- EXERCISE DIRECTIONS
Reproduce exactly only the lines from the line that holds "Recreate this image" to the line that holds "(C) at (590,369);", inclusive, in the listing below, and please leave out every picture.

(Entries with chart source code)
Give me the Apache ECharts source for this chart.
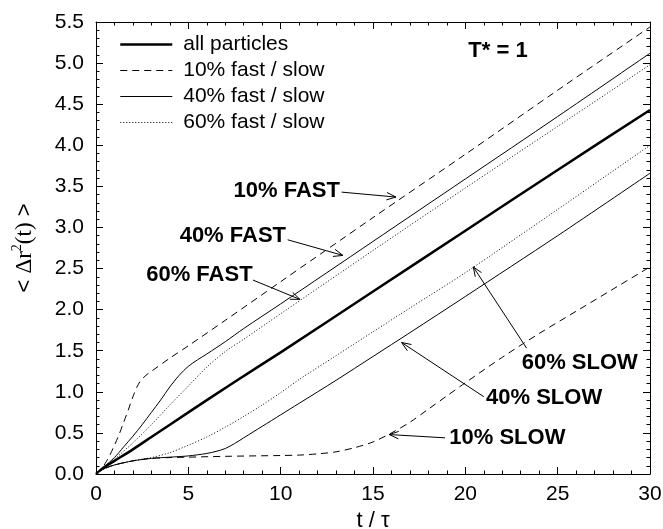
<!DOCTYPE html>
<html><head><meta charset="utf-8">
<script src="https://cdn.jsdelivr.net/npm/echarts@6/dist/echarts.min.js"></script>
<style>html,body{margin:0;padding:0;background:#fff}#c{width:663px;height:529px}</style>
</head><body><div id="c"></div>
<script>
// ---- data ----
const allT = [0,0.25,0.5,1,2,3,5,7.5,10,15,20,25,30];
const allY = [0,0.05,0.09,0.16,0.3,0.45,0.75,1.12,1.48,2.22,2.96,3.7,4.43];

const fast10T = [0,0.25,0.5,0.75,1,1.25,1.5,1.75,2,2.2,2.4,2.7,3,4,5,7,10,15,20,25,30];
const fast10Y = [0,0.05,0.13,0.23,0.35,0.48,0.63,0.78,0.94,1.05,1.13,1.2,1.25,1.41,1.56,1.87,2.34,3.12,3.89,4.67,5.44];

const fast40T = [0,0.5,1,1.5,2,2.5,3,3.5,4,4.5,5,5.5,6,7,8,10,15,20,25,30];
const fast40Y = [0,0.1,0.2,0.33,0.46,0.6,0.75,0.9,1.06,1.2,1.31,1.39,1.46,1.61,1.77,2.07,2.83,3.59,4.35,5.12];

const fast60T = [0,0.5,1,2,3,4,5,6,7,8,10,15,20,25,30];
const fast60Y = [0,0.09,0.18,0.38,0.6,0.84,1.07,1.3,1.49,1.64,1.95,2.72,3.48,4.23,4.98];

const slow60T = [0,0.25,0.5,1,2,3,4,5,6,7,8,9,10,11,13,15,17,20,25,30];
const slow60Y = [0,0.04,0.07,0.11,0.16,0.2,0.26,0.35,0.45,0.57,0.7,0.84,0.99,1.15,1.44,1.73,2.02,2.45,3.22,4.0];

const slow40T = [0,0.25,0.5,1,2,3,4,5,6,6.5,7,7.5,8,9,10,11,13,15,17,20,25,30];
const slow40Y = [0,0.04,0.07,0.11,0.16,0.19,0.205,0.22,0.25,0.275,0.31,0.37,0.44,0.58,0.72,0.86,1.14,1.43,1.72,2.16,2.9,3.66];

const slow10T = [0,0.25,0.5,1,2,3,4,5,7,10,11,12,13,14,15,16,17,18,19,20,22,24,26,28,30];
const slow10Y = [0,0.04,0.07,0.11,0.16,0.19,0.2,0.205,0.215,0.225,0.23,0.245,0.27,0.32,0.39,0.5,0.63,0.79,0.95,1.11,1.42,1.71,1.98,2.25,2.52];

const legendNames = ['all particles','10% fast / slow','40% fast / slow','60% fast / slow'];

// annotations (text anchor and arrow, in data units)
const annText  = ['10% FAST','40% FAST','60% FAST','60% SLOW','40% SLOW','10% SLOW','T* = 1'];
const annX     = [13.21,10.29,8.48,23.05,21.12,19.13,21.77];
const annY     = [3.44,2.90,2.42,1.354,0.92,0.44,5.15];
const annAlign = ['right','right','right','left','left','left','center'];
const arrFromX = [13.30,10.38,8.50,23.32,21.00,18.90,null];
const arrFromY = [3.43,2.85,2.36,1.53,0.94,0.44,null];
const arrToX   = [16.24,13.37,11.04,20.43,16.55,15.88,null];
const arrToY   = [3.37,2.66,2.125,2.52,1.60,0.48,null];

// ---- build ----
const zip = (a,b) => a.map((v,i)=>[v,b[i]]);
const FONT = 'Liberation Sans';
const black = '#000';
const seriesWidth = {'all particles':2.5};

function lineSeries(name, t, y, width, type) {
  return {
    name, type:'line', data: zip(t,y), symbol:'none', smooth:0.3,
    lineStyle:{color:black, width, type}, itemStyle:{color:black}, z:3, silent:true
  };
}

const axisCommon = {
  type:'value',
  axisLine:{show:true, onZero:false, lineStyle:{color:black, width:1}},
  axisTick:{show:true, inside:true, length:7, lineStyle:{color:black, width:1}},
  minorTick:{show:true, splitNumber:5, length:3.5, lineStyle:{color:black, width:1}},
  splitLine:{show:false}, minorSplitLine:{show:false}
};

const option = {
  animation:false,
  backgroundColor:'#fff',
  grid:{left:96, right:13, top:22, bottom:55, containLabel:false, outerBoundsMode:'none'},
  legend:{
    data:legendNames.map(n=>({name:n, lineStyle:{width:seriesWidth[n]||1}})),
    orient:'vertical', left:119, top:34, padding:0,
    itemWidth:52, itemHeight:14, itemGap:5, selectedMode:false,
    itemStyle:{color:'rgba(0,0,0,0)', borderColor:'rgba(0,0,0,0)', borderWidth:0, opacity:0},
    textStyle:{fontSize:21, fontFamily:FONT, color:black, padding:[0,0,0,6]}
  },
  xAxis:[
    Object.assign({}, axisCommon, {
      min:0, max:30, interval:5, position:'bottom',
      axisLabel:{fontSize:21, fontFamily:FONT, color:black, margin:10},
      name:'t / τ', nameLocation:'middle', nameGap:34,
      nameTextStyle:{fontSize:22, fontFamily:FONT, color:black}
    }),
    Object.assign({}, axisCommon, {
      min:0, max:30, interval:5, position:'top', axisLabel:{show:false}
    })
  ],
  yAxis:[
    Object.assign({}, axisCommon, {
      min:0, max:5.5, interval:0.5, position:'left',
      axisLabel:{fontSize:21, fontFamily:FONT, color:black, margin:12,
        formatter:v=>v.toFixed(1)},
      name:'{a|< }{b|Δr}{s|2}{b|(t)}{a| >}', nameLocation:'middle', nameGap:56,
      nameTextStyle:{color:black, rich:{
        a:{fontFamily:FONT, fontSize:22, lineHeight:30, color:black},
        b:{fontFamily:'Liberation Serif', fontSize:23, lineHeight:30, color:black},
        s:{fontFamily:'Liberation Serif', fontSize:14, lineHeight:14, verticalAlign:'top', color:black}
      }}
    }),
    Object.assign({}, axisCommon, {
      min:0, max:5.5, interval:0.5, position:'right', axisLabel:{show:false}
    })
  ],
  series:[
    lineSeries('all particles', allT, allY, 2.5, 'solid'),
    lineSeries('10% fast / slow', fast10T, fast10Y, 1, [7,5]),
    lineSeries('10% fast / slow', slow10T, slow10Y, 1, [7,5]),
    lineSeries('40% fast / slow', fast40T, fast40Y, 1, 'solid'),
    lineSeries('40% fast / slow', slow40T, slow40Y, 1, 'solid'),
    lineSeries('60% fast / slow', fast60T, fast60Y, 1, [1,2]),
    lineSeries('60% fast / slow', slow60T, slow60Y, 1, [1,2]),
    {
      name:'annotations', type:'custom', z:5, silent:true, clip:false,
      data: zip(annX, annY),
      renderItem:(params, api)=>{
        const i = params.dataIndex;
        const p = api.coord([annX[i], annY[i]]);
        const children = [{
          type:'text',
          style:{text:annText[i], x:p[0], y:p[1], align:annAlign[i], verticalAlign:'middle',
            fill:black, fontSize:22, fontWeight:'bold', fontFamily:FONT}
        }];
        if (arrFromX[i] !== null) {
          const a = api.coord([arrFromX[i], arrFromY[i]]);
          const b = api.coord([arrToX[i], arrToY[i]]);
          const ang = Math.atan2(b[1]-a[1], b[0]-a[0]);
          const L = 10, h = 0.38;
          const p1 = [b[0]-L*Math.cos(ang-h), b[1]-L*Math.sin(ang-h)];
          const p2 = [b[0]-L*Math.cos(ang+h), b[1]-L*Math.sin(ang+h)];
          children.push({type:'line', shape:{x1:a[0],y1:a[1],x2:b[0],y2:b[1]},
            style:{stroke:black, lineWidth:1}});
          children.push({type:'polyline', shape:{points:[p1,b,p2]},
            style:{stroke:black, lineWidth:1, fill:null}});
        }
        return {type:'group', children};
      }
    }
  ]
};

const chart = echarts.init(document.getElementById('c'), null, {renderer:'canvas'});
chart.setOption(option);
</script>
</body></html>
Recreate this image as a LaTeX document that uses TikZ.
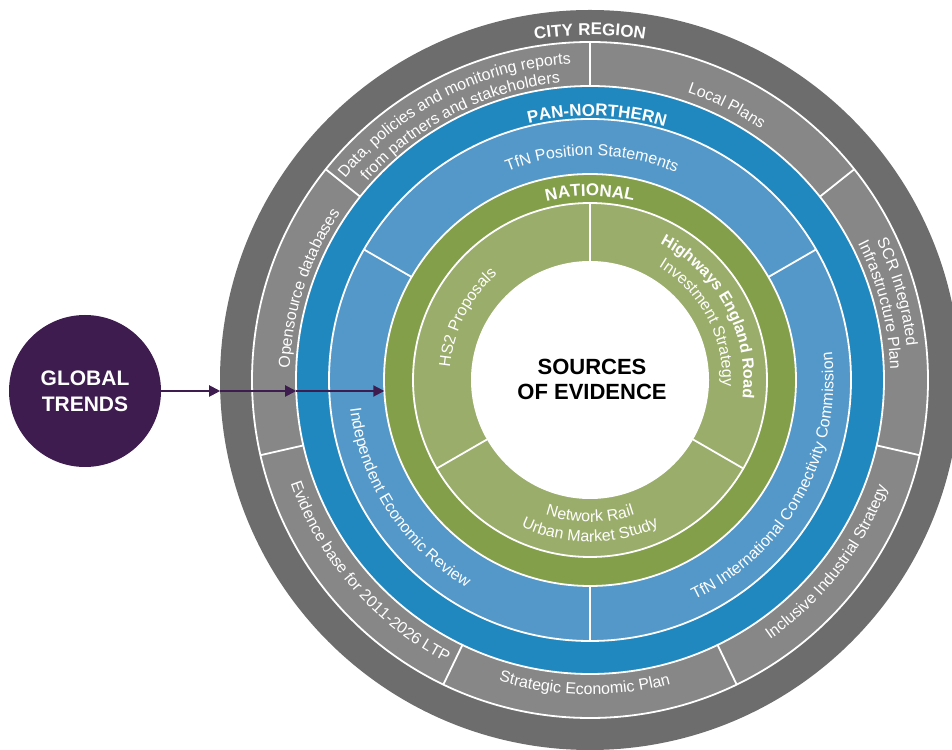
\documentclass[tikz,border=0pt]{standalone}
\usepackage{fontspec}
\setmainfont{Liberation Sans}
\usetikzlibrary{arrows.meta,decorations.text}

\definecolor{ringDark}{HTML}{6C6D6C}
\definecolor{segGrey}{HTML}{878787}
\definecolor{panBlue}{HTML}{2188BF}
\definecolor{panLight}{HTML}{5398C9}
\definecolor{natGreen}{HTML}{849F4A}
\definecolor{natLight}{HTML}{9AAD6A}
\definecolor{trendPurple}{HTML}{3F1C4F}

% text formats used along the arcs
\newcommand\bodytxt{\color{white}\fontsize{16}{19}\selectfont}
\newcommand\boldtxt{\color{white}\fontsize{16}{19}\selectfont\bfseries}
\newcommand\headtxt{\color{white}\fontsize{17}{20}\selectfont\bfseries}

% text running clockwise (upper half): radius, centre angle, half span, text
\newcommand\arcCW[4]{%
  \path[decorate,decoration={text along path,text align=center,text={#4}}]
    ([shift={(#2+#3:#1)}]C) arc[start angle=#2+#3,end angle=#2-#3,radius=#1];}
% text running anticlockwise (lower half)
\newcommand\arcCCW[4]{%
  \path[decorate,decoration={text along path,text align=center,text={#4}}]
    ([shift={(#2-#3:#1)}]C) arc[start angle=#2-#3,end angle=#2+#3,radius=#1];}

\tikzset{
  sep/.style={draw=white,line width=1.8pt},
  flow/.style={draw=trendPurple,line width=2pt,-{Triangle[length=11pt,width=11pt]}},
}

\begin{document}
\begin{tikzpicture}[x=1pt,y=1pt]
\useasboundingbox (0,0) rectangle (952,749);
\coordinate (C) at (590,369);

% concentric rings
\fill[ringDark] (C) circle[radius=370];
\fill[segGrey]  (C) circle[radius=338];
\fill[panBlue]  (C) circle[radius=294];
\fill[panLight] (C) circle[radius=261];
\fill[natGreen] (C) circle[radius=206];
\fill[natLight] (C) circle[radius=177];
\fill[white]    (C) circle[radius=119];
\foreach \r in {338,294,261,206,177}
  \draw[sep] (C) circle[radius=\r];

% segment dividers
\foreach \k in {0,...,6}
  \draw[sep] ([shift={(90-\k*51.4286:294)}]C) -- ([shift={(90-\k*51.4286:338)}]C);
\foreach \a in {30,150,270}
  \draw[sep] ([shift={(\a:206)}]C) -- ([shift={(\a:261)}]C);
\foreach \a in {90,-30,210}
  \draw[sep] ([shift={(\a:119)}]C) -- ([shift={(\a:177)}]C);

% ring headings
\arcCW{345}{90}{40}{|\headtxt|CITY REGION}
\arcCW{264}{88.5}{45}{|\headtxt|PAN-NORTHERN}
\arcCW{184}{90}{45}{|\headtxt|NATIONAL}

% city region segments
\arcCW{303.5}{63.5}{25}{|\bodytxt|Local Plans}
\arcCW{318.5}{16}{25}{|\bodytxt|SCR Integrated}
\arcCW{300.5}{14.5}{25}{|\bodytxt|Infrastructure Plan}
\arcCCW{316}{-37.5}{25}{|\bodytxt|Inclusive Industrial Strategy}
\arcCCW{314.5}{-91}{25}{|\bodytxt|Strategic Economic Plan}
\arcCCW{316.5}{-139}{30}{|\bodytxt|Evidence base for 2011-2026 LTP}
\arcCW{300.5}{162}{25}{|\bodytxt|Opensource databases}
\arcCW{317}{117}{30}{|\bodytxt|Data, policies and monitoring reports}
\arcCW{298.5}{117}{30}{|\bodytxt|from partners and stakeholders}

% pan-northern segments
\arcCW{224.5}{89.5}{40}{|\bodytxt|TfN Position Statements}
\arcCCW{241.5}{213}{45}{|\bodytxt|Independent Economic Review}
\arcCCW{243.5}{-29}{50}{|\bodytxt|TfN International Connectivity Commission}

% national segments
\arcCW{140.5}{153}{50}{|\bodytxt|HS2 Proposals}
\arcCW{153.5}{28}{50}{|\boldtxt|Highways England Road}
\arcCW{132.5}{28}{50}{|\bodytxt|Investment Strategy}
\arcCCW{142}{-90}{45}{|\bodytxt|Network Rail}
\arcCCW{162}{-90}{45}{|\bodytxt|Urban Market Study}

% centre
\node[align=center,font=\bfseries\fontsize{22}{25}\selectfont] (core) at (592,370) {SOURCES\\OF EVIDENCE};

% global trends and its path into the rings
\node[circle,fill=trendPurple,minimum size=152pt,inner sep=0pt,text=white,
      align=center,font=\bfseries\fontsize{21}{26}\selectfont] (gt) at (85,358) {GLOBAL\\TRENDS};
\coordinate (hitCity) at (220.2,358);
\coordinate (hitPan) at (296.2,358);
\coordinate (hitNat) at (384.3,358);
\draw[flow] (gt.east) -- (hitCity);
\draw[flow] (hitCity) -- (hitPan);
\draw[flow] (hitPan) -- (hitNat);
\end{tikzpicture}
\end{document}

- RESULT OF THE TASK
Recreate this image as a LaTeX document that uses TikZ.
\documentclass[tikz,border=0pt]{standalone}
\usepackage{fontspec}
\setmainfont{Liberation Sans}
\usetikzlibrary{arrows.meta,decorations.text}

\definecolor{ringDark}{HTML}{6C6D6C}
\definecolor{segGrey}{HTML}{878787}
\definecolor{panBlue}{HTML}{2188BF}
\definecolor{panLight}{HTML}{5398C9}
\definecolor{natGreen}{HTML}{849F4A}
\definecolor{natLight}{HTML}{9AAD6A}
\definecolor{trendPurple}{HTML}{3F1C4F}

% text formats used along the arcs
\newcommand\bodytxt{\color{white}\fontsize{16}{19}\selectfont}
\newcommand\boldtxt{\color{white}\fontsize{16}{19}\selectfont\bfseries}
\newcommand\headtxt{\color{white}\fontsize{17}{20}\selectfont\bfseries}

% text running clockwise (upper half): radius, centre angle, half span, text
\newcommand\arcCW[4]{%
  \path[decorate,decoration={text along path,text align=center,text={#4}}]
    ([shift={(#2+#3:#1)}]C) arc[start angle=#2+#3,end angle=#2-#3,radius=#1];}
% text running anticlockwise (lower half)
\newcommand\arcCCW[4]{%
  \path[decorate,decoration={text along path,text align=center,text={#4}}]
    ([shift={(#2-#3:#1)}]C) arc[start angle=#2-#3,end angle=#2+#3,radius=#1];}

\tikzset{
  sep/.style={draw=white,line width=1.8pt},
  flow/.style={draw=trendPurple,line width=2pt,-{Triangle[length=11pt,width=11pt]}},
}

\begin{document}
\begin{tikzpicture}[x=1pt,y=1pt]
\useasboundingbox (0,0) rectangle (952,749);
\coordinate (C) at (590,369);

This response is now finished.